The Act of Listening Brings Freedom

From Krishnamurti’s Book COMMENTARIES ON LIVING 2

The full moon was just coming up over the river; there was a haze which made her red, and smoke was rising from the many villages, for it was cold. There was not a ripple on the river, but the current was hidden, strong and deep. The swallows were flying low, and one or two wing tips touched the water, disturbing ever so little the placid surface. Up the river the evening star was just visible over a minaret in the distant, crowded town. The parrots were coming back to be near human habitation, and their flight was never straight. They would drop with a screech, pick up a grain, and fly sideways, but they were always moving forward towards a leafy tree, where they were gathering by the hundreds; then off they would fly again to a more sheltering tree, and as darkness came there would be silence. The moon was now well over the tops of the trees, and she made a silvery pathway on the still waters.

‘I see the importance of listening, but I wonder if I ever really listen to what you say,’ he remarked. ‘Somehow I have to make a great effort to listen.’

When you make an effort to listen, are you listening? Is not that very effort a distraction which prevents listening? Do you make an effort when you listen to something that gives you delight? Surely, this effort to listen is a form of compulsion. Compulsion is resistance, is it not? And resistance breeds problems, so listening becomes one of them. Listening itself is never a problem.

‘But to me it is. I want to listen correctly because I feel that what you are saying has deep significance, but I can’t go beyond its verbal meaning.’

If I may say so, you are not listening now to what is being said. You have made listening into a problem, and this problem is preventing you from listening. Everything we touch becomes a problem, one issue breeds many other issues. perceiving this is it possible not to breed problems at all?

‘That would be marvellous, but how is one to come to that happy state?’

Again, you see, the question of ‘how’, the manner of achieving a certain state, becomes still another problem. We are talking of not giving birth to problems. If it may be pointed out, you must be aware of the manner in which the mind is creating the problem. You want to achieve the state of perfect listening; in other words, you are not listening, but you want to achieve a state, and you need time and interest to gain that or any other state. The need for time and interest generates problems. You are not simply aware that you are not listening. When you are aware of it, the very fact that you are not listening has its own action; the truth of that fact acts, you do not act upon the fact. But you want to act upon it, to change it, to cultivate its opposite, to bring about a desired state, and so on. Your effort to act upon the fact breeds problems, whereas seeing the truth of the fact brings its own liberating action. You are not aware of the truth, nor do you see the false as the false, as long as your mind is occupied in anyway with effort, with comparison, with justification or condemnation.

‘All this may be so, but with all the conflicts and contradictions that go on within oneself, it still seems to me that it is almost impossible to listen.’

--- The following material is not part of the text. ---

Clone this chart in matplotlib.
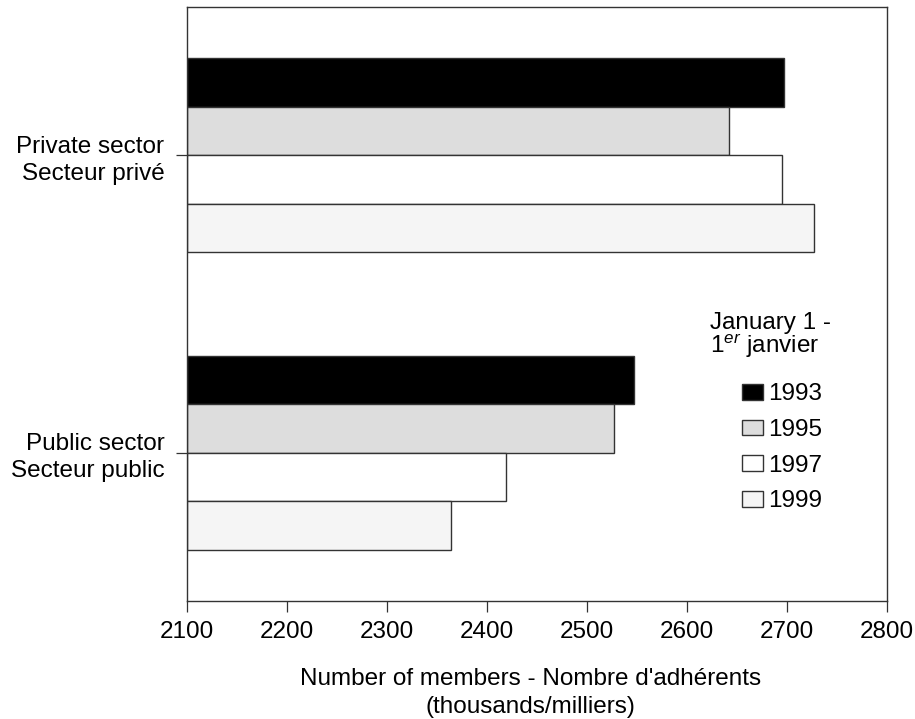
import matplotlib
matplotlib.use("Agg")
import matplotlib.pyplot as plt
import numpy as np

plt.rcParams['font.family'] = ['Liberation Sans', 'DejaVu Sans']
plt.rcParams['mathtext.fontset'] = 'custom'
plt.rcParams['mathtext.rm'] = 'Liberation Sans'
plt.rcParams['mathtext.it'] = 'Liberation Sans:italic'

# Data
categories = ["Private sector\nSecteur privé", "Public sector\nSecteur public"]
years = ["1993", "1995", "1997", "1999"]
values = {
    "1993": [2697, 2547],
    "1995": [2642, 2527],
    "1997": [2695, 2419],
    "1999": [2727, 2364],
}
colors = ["#000000", "#dddddd", "#ffffff", "#f5f5f5"]
xticks = [2100, 2200, 2300, 2400, 2500, 2600, 2700, 2800]

FS = 17.5
W, H = 915, 719
fig = plt.figure(figsize=(W / 100, H / 100), dpi=100)
ax = fig.add_axes([186.7 / W, 1 - 601.3 / H, 700 / W, 594.6 / H])

h = 0.163
ypos = np.arange(len(categories))
offsets = [-1.5, -0.5, 0.5, 1.5]
handles = []
for yr, off, c in zip(years, offsets, colors):
    vals = np.array(values[yr])
    b = ax.barh(ypos + off * h, vals - 2100, left=2100, height=h,
                color=c, edgecolor="#333333", linewidth=1.0, label=yr)
    handles.append(b)

ax.set_xlim(2100, 2800)
ax.set_ylim(1.5, -0.5)
ax.set_xticks(xticks)
ax.set_xticklabels([str(t) for t in xticks], fontsize=FS)
ax.set_yticks(ypos)
ax.set_yticklabels(categories, fontsize=FS, multialignment='right',
                   linespacing=1.3)
ax.tick_params(axis='x', direction='out', length=8, width=0.9, pad=6.5,
               colors='#333333', labelcolor='black')
ax.tick_params(axis='y', direction='out', length=8, width=0.9, pad=8,
               colors='#333333', labelcolor='black')
for s in ax.spines.values():
    s.set_color('#333333')
    s.set_linewidth(1.0)

ax.set_xlabel("Number of members - Nombre d'adhérents\n(thousands/milliers)",
              fontsize=FS, linespacing=1.35)
ax.xaxis.set_label_coords(0.491, -0.113)

# Legend title
ax.text(0.7476, 0.458, "January 1 -", transform=ax.transAxes, fontsize=FS,
        ha='left', va='baseline')
ax.text(0.7476, 0.418, "1$^{er}$ janvier", transform=ax.transAxes, fontsize=FS,
        ha='left', va='baseline')

leg = ax.legend(handles=handles, labels=years, loc='center left',
                bbox_to_anchor=(0.7937, 0.258), frameon=False, fontsize=FS,
                borderpad=0, borderaxespad=0, handlelength=0.86,
                handleheight=0.62, handletextpad=0.2, labelspacing=0.56)

fig.savefig("out.png", dpi=100)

Listening itself is a complete act; the very act of listening brings its own freedom. But are you really concerned with listening, or with altering the turmoil within? If you would listen, sir, in the sense of being aware of your conflicts and contradictions without forcing them into any particular pattern of thought, perhaps they might altogether cease. You see, we are constantly trying to be this or that, to achieve a particular state, to capture one kind of experience and avoid another, so the mind is everlastingly occupied with something; it is never still to listen to the noise of its own struggles and pains. Be simple, sir, and don’t try to become something or to capture some experience.